↓

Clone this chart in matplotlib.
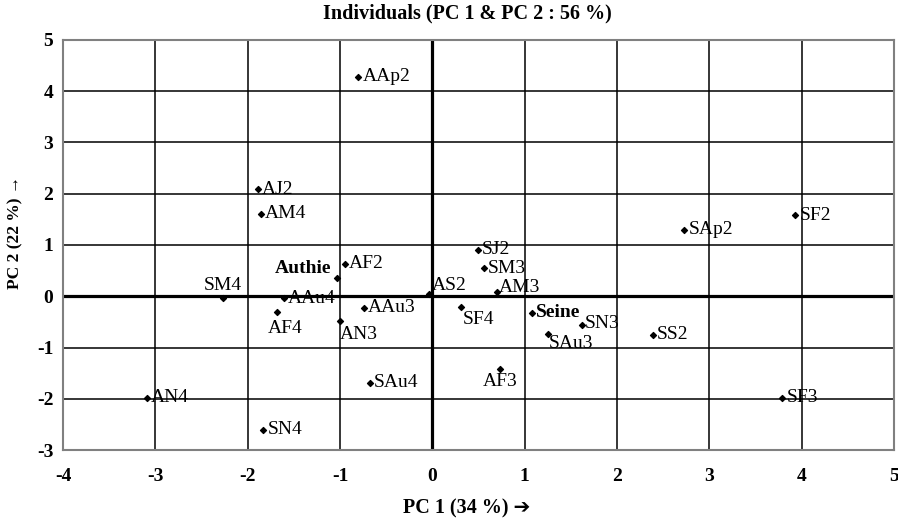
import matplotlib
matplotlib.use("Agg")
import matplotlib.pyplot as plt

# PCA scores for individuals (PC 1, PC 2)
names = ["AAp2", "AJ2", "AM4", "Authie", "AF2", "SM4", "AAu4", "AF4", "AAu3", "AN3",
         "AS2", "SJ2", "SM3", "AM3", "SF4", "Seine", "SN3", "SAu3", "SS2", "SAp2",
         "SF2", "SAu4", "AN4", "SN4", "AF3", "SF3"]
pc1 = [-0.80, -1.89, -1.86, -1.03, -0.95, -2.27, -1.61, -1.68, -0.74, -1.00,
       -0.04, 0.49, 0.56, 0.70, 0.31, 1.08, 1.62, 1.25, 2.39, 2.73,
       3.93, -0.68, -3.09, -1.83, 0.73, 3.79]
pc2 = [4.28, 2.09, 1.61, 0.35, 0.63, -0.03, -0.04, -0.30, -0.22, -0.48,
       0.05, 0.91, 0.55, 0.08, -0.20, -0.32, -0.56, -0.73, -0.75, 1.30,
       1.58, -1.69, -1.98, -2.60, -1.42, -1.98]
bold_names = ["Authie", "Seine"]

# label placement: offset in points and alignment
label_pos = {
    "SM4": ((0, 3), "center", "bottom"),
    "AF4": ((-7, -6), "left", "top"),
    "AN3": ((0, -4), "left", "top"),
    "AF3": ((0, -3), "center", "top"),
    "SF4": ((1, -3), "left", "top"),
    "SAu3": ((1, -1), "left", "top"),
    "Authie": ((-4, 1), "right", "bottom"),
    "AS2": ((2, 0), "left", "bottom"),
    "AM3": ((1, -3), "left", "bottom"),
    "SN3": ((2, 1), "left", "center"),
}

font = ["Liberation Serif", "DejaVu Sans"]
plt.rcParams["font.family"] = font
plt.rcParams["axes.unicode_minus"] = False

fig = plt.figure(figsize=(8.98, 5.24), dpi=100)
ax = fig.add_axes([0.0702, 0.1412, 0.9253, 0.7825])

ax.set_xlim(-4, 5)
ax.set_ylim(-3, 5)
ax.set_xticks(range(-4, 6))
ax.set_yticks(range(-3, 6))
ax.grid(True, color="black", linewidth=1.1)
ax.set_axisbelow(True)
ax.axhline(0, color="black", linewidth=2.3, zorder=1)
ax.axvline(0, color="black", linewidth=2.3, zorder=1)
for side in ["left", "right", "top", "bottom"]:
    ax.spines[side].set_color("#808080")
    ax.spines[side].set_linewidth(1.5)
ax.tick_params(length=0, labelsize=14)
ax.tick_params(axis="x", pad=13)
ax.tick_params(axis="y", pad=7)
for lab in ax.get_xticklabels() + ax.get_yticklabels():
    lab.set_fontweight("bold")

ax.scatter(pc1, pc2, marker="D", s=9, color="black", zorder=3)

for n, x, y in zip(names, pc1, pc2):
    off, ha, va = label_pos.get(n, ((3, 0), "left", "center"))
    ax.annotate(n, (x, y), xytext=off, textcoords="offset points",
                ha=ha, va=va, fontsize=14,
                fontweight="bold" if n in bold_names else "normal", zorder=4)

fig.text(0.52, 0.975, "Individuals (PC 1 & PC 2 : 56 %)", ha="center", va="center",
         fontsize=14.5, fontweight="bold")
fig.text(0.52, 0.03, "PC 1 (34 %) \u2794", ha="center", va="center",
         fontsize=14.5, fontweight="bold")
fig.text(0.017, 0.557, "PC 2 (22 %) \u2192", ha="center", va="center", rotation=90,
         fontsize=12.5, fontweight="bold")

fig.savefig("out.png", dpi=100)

↑

Repeat, exactly and in full, each line from the start of the data to the line that contains "import matplotlib.pyplot as plt". Pictures do not go in.

_Exercise output_
Clone this chart in matplotlib.
import matplotlib
matplotlib.use("Agg")
import matplotlib.pyplot as plt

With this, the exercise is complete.